When it came to changing rules to allow dogs into a town park, there was a bit of bark – but in the end, not a lot of bite from the town, after people raised concerns about the issue.
Town of North Hempstead council members decided at a Tuesday board meeting to retract a proposal that would have allowed leashed dogs to enter Clark Botanic Garden in Albertson on Wednesdays, provided owners picked up after them.
“It’s not happening,” Councilman Peter Zuckerman, whose district includes Albertson, East Hills, Searingtown, parts of Roslyn and other areas, said at the meeting.
Town Supervisor Judi Bosworth said the members had received “lots of feedback” from concerned residents prior to the meeting, before ultimately “deciding not to go forward” with the proposal.”
Roellyn Armstrong, the chairwoman of the Fanny Dwight Clark Memorial Garden Inc., a nonprofit organization founded to support the Clark Botanic Garden, said she was very pleased with the decision, given the range of concerns.
Armstrong said allowing dogs presented risks to all parties involved: plants, dogs and people. Dogs could potentially chew plants that are toxic to them, defecate and poison the plants, and run the risk of lunging at school groups touring the area, thus presenting liability issues, she said.
“Clark Garden is a botanical garden with many rare and exceptional plants, trees and shrubs,” Armstrong said. “It is not like any park in our town, some of which already have more appropriate settings for dogs and their owners.”
Samuel and Shani Frank, a couple from nearby Searingtown who have dogs of their own, said the Clark Botanic Garden is one of the last places where they could find “serenity” and that other owners were not guaranteed to follow the rules.
“Everybody thinks they’re exempt and no matter how many rules you have, you can’t keep watching them all the time,” Shani Frank said. “So it’s really, really important not to open Clark Gardens to dogs.”
“Dog owners have rights, but having dogs in parks entails certain responsibilities,” Samuel Frank said.
Bosworth said she did not want to “malign” all dogs and that in other parks, the town did not have many issues when it came to canines being on leashes.
In 2016 the town decided to allow dogs, provided they are on leashes and cleaned up after, into three parks: Michael J. Tully Park in New Hyde Park, North Hempstead Beach Park in Port Washington and the Mary Jane Davies Green in Manhasset.
Dogs can also be walked along the North Hempstead Beach Park trail.

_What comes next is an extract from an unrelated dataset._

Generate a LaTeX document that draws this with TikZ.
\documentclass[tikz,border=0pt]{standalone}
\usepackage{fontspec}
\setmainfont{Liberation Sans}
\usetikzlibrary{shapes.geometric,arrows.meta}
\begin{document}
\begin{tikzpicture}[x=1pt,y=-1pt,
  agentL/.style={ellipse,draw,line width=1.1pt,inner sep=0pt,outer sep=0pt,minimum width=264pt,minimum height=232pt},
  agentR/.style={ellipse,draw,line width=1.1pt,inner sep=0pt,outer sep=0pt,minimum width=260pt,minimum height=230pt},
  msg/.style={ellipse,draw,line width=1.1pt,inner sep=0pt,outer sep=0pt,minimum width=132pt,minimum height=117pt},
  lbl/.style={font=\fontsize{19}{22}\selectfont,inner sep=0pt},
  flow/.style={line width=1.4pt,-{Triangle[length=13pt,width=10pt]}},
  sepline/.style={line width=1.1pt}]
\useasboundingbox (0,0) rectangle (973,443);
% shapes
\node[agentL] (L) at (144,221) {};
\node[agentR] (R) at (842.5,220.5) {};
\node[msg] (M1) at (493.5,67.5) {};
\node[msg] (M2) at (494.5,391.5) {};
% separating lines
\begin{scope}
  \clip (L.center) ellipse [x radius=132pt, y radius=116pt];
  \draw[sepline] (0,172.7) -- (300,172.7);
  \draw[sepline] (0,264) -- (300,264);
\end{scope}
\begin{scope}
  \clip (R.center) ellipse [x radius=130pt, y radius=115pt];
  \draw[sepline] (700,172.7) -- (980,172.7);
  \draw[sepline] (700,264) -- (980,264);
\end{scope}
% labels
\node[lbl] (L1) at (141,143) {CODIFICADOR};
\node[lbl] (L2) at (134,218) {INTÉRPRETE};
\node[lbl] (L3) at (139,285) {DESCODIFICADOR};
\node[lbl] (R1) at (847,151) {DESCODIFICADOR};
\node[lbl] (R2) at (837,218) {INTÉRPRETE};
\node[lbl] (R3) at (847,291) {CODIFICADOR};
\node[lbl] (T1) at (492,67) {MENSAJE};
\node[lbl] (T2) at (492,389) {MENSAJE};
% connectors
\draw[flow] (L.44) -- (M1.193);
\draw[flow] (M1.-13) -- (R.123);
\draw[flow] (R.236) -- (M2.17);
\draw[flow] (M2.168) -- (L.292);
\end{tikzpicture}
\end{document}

Michael J. Tully Park is also slated to be the site of the town’s planned $250,000 dog park, which will likely open sometime in the fall. While there, dogs would be able to play leash-free.

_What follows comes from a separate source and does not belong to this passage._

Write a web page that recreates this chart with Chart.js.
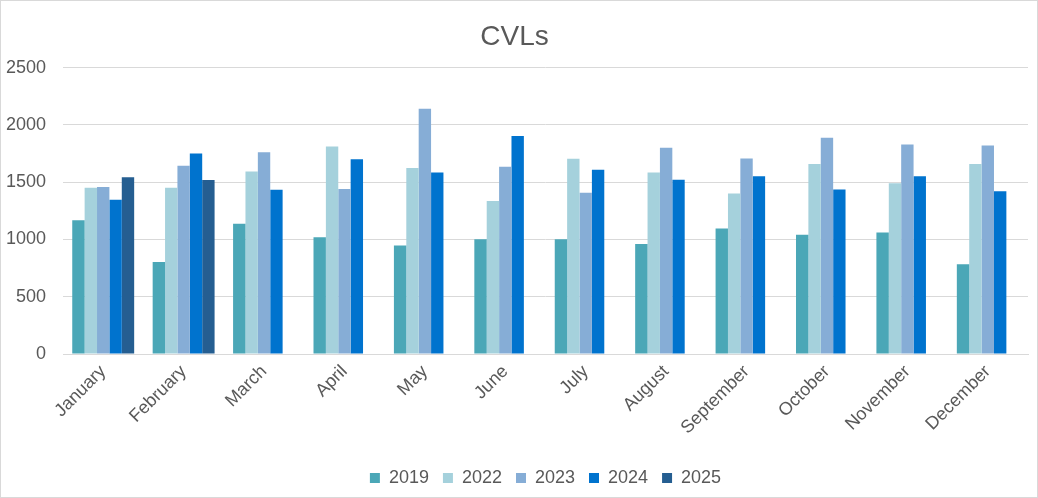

In unrelated business, the town also amended its fee schedule to allow active military members to get the same discounts across its parks as established veterans and let them park for free at the town’s annual firework event on May 26.
The move also reduces credit card fees for parking for all residents at North Hempstead Beach Park and Manorhaven Beach Park from $12 per day to $10 per day.
In other business, council members also signed off on the Great Neck Water Pollution Control District reallocating bond money to speed up facility upgrades.